Oh... Sir! The Insult Simulator - Review

The fact that there is an optimal strategy does, however, carry the risk of the game becoming stale over time, as more players learn to exploit the mechanics to their greatest advantage. I’ve already had an encounter with a player whose technique mirrored my own to the letter, and we played three matches which were decided entirely by the sentence fragments we received and the order in which we received them. In other words, by luck. I have no problem with an element of chance being thrown into the game; it keeps the outcome unpredictable. However, skill and strategy shouldn’t become redundant just because both competitors have reached a certain level of familiarity with the rules.

I hope to see this rectified by future updates that introduce new words to expand the possibilities for building sentences. As I mentioned earlier, more conjunctions would be a great start. I also think that the possibility to access the occasional adjective or adverb would add some spice to the rounds.

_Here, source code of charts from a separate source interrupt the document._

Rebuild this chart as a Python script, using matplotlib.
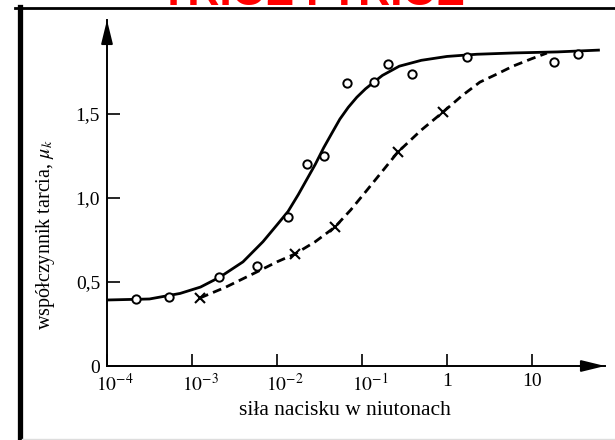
import matplotlib
matplotlib.use("Agg")
import matplotlib.pyplot as plt
import matplotlib.transforms as mtransforms
from matplotlib.lines import Line2D

# measured points (force in N, friction coefficient)
circ_x = [2.2e-4, 5.4e-4, 2.1e-3, 5.8e-3, 1.35e-2, 2.25e-2, 3.55e-2,
          6.6e-2, 0.138, 0.204, 0.39, 1.72, 18.2, 34.7]
circ_y = [0.40, 0.41, 0.53, 0.595, 0.885, 1.20, 1.25,
          1.685, 1.69, 1.80, 1.74, 1.84, 1.81, 1.855]

cross_x = [1.24e-3, 1.63e-2, 4.8e-2, 0.265, 0.90]
cross_y = [0.405, 0.667, 0.827, 1.274, 1.512]

# curves
solid_x = [1e-4, 3.16e-4, 7.24e-4, 1.26e-3, 2.14e-3, 3.98e-3, 6.84e-3, 1e-2,
           1.35e-2, 1.78e-2, 2.24e-2, 2.82e-2, 3.55e-2, 4.47e-2, 5.5e-2,
           6.9e-2, 8.7e-2, 0.11, 0.138, 0.174, 0.275, 0.5, 1.0, 2.24, 6.3,
           20, 63]
solid_y = [0.393, 0.399, 0.432, 0.47, 0.53, 0.62, 0.74, 0.84,
           0.92, 1.02, 1.11, 1.20, 1.30, 1.39, 1.47,
           1.54, 1.60, 1.65, 1.69, 1.73, 1.785, 1.82, 1.843, 1.856, 1.864,
           1.870, 1.881]

dash_x = [1.24e-3, 2.51e-3, 5.8e-3, 1e-2, 1.63e-2, 2.82e-2, 4.8e-2, 7.4e-2,
          0.115, 0.174, 0.265, 0.5, 0.90, 1.51, 2.44, 3.87, 5.97, 10, 15.0]
dash_y = [0.405, 0.47, 0.56, 0.62, 0.667, 0.74, 0.827, 0.93,
          1.048, 1.16, 1.274, 1.405, 1.512, 1.61, 1.690, 1.738, 1.785, 1.83,
          1.863]

xticks = [1e-4, 1e-3, 1e-2, 1e-1, 1, 10]
xlabels = [r"$10^{-4}$", r"$10^{-3}$", r"$10^{-2}$", r"$10^{-1}$", "1", "10"]
yticks = [0, 0.5, 1.0, 1.5]
ylabels = ["0", "0,5", "1,0", "1,5"]

plt.rcParams["font.family"] = ["Liberation Serif", "DejaVu Serif"]
plt.rcParams["mathtext.fontset"] = "stix"

W, H = 615, 440
fig = plt.figure(figsize=(W / 100, H / 100), dpi=100)
ax = fig.add_axes([107 / W, 74 / H, 498 / W, 346 / H])

ax.plot(solid_x, solid_y, c="k", lw=2.0, solid_capstyle="butt")
ax.plot(dash_x, dash_y, c="k", lw=2.0, ls=(0, (3.2, 1.9)))
ax.plot(circ_x, circ_y, ls="none", marker="o", ms=6, mfc="white",
        mec="k", mew=1.4)
ax.plot(cross_x, cross_y, ls="none", marker="x", ms=6.5, mec="k", mew=1.5)

ax.set_xscale("log")
ax.set_xlim(1e-4, 10 ** 1.86)
ax.set_ylim(0, 2.06)
ax.set_xticks(xticks)
ax.set_xticklabels(xlabels, fontsize=14)
ax.set_yticks(yticks)
ax.set_yticklabels(ylabels, fontsize=14)
ax.minorticks_off()
ax.tick_params(direction="in", length=9, width=1.2, pad=5)

# the "10" of the power labels sits on the tick, exponent to the right
shift = mtransforms.ScaledTranslation(0.08, 0, fig.dpi_scale_trans)
for lab in ax.get_xticklabels()[:4]:
    lab.set_transform(lab.get_transform() + shift)

for s in ["top", "right"]:
    ax.spines[s].set_visible(False)
for s in ["left", "bottom"]:
    ax.spines[s].set_linewidth(1.4)

# axis arrows
arr = dict(arrowstyle="-|>,head_length=0.9,head_width=0.22", color="k",
           lw=1.4, shrinkA=0, shrinkB=0, mutation_scale=16)
ax.annotate("", xy=(1, 0), xytext=(0.95, 0), xycoords="axes fraction",
            arrowprops=arr)
ax.annotate("", xy=(0, 1), xytext=(0, 0.93), xycoords="axes fraction",
            arrowprops=arr)

fig.text(345 / W, 1 - 410 / H, "siła nacisku w niutonach", fontsize=15.5,
         ha="center", va="center")
fig.text(46 / W, 1 - 235 / H, r"współczynnik tarcia, $\mu_k$", fontsize=14.5,
         rotation=90, ha="center", va="center")

# scan frame and cut-off red heading
fig.add_artist(Line2D([15 / W, 1], [1 - 8 / H, 1 - 8 / H], color="k", lw=2))
fig.add_artist(Line2D([19.5 / W, 19.5 / W], [0, 1 - 7 / H], color="k", lw=3.8))
fig.add_artist(Line2D([22 / W, 1], [1.5 / H, 1.5 / H], color="#dddddd", lw=1))
fig.text(312 / W, 1 - 5 / H, "TRIOZ I TRIOZ", color="red", fontsize=32,
         fontweight="bold", family="Liberation Sans", ha="center",
         va="baseline")

fig.savefig("out.png", dpi=100)
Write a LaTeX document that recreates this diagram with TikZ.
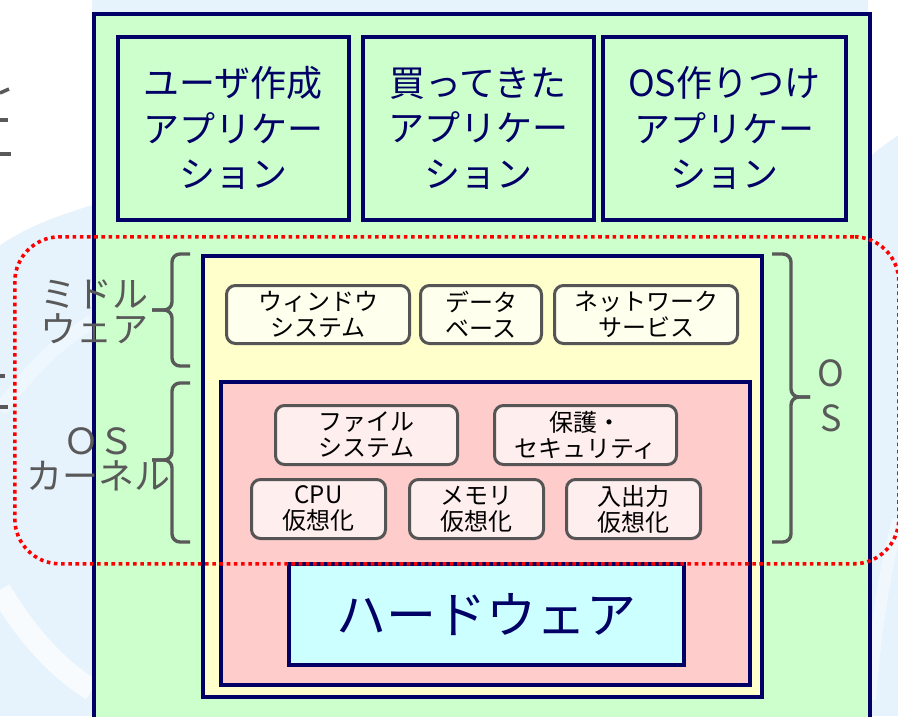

At the same time, it would be easy to unbalance the available sentence fragments, so any new types of words would need to be carefully implemented. If done well, though, they’d go a long way towards making our insults more hurtful and colourful.

Thankfully, Vile Monarch are quick to assure us that they have many exciting ideas for future updates incubating in their brain cages. I’m pretty confident that my suggestions are among them; they’re fairly obvious ones, after all. Nevertheless, I’m eager to see what aspect of the game VM choose to improve upon first.

For the time being, I’d happily recommend OSTIS to grammar nerds, English lit majors, the hopelessly competitive, masochistic ESL students, the Queen, the mildly intoxicated, and fans of Monty Python. It won’t be a game for everyone, but it will almost certainly be the game for a few of you – so long as the developers manage to keep the community alive through regular updates.

FINAL SCORE: If Oh… Sir! The Insult Simulator were a character on Farscape, it would be Furlow.